Non è il caso di “resuscitare” Fidel Castro, che aveva nominato erede del potere suo fratello, o Nicolae Ceausescu, il dittatore travestito da comunista, che in Romania si era costruito una reggia da 1500 stanze, aveva imposto la moglie come primo ministro e pianificato il passaggio del potere al figlio, in un regno socialista solo di nome.
Abbiamo già Putin, Erdogan, Orban, e compagnia cantante. In casa nostra non siamo poi così lontani da quei modelli. Anche nella classe politica del fu Belpaese resiste e persiste il concetto di “inossidabilità” e di “ereditarietà” delle cariche.
Il Trentino non è secondo a nessuno. Il mondo cooperativo di scuola bocconiana propone strutture non così dissimili. A Pergine, dopo 35 anni, il presidente di una società cooperativa ha lasciato lo scranno al suo vice. La notizia è stata accolta come normale, quasi scontata. Insomma, non ha fatto poi così notizia. I nomi ricorrenti, le cariche che ruotano sempre attorno agli stessi volti. Più che collezionisti di soldatini di piombo o di francobolli, sono collezionisti di presidenze (e di prebende). Nell’attesa (o nella speranza) che un giorno qualcuno penserà a un francobollo tutto per loro.
C’è pure chi, non riuscendo ad appollaiarsi sullo scranno di presidente, si accontenta della carica di amministratore delegato per poi, magari, nominare il proprio figlio direttore generale. Nella Rotaliana è capitato anche questo.

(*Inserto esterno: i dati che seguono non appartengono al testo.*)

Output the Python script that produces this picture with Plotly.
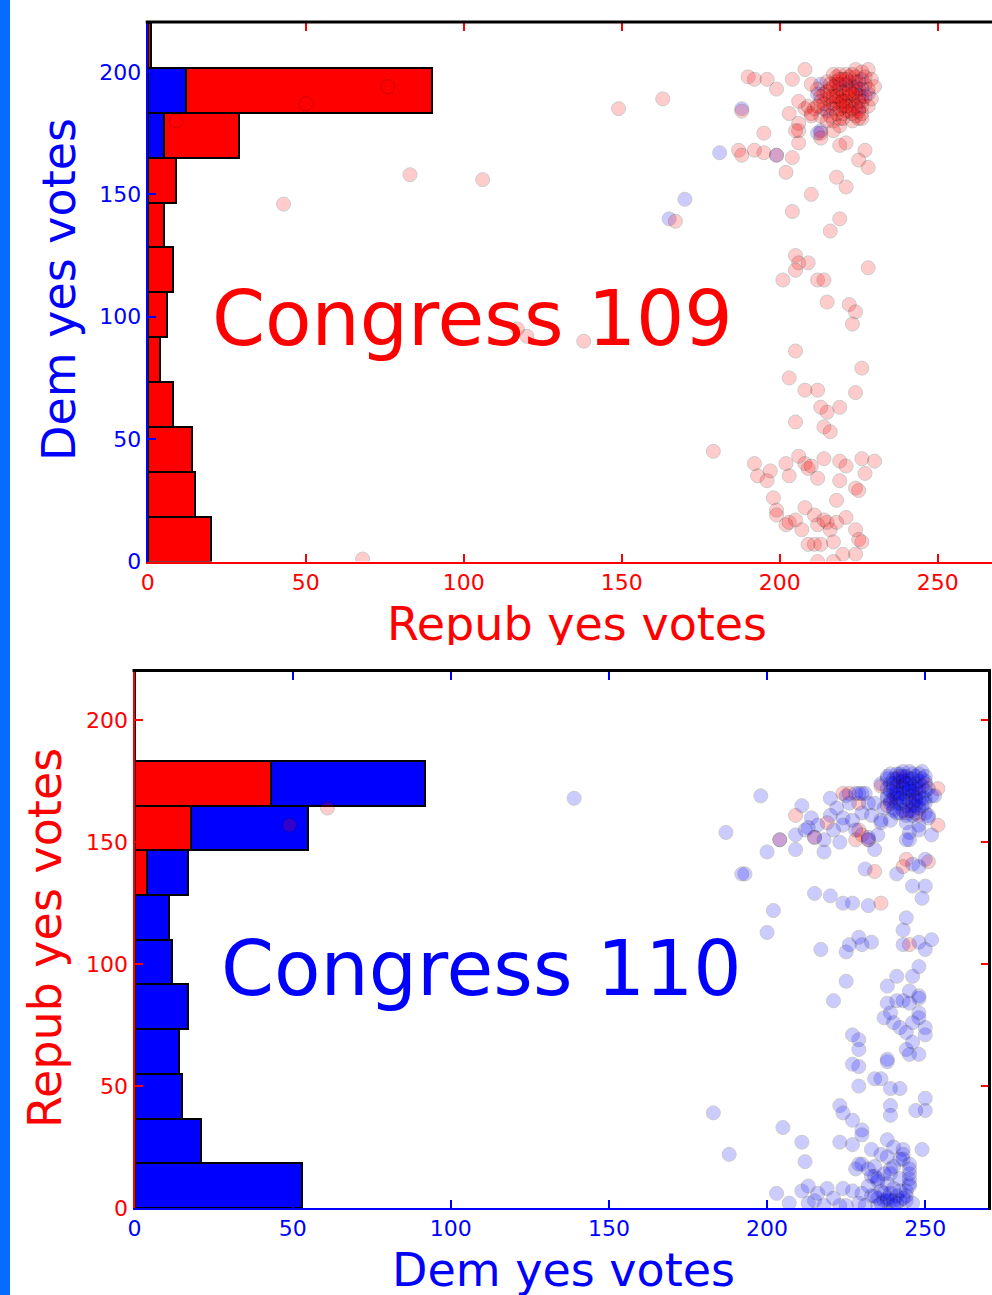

Nel fortino dell’Autonomia, assediato da gigantesche lettere “A” (una legge di ermeneutica storica dice che “più il potere vacilla più aumentano i segni dello stesso”) si legifera per sentire un terzo mandato al presidente. Nei comuni, i sindaci che si credevano “eletti” hanno sofferto e non poco per la norma che limitava il loro mandato. Non occorre insistere su Pergine o Arco. Nei piccoli comuni, con una sola lista, si è palesata una votazione bulgara (per mancanza di competitori).
E quelli che oggi sollecitano i cittadini ad andare a votare, sono spesso gli stessi che confezionano liste “simil-diverse”, messe in campo per evitare lo sbarramento del quorum.
In provincia, c’è un presidente in attesa del giudizio della Corte costituzionale sull’agognato terzo mandato. Nell’incertezza, ha già nominato il suo erede politico: uno “s-tesserato”, formalmente espulso dalla Lega, pronto a indossare un abito con una tonalità di verde pisello.
Non mi soffermo sulla “diminutio” patita dalla sorella d’Italia, che ha ingenerato battibecchi e querimonie dei “fratelli” arrivati a Trento per sfilare al cospetto dei festivalieri dell’economia. Con la “pitonessa” che, in attesa di un rinvio a giudizio o di un non luogo a procedere, dispensa sentenze su chi ha le palle e su chi no.
Povero Trentino. Fra poco inizia il Festival dello Sport. Altra carrellata di cognomi illustri per dar lustro a sé stessi, come un circo Barnum. “Venghino, venghino, signori. Che qui se magna.” Mica coma a Gaza.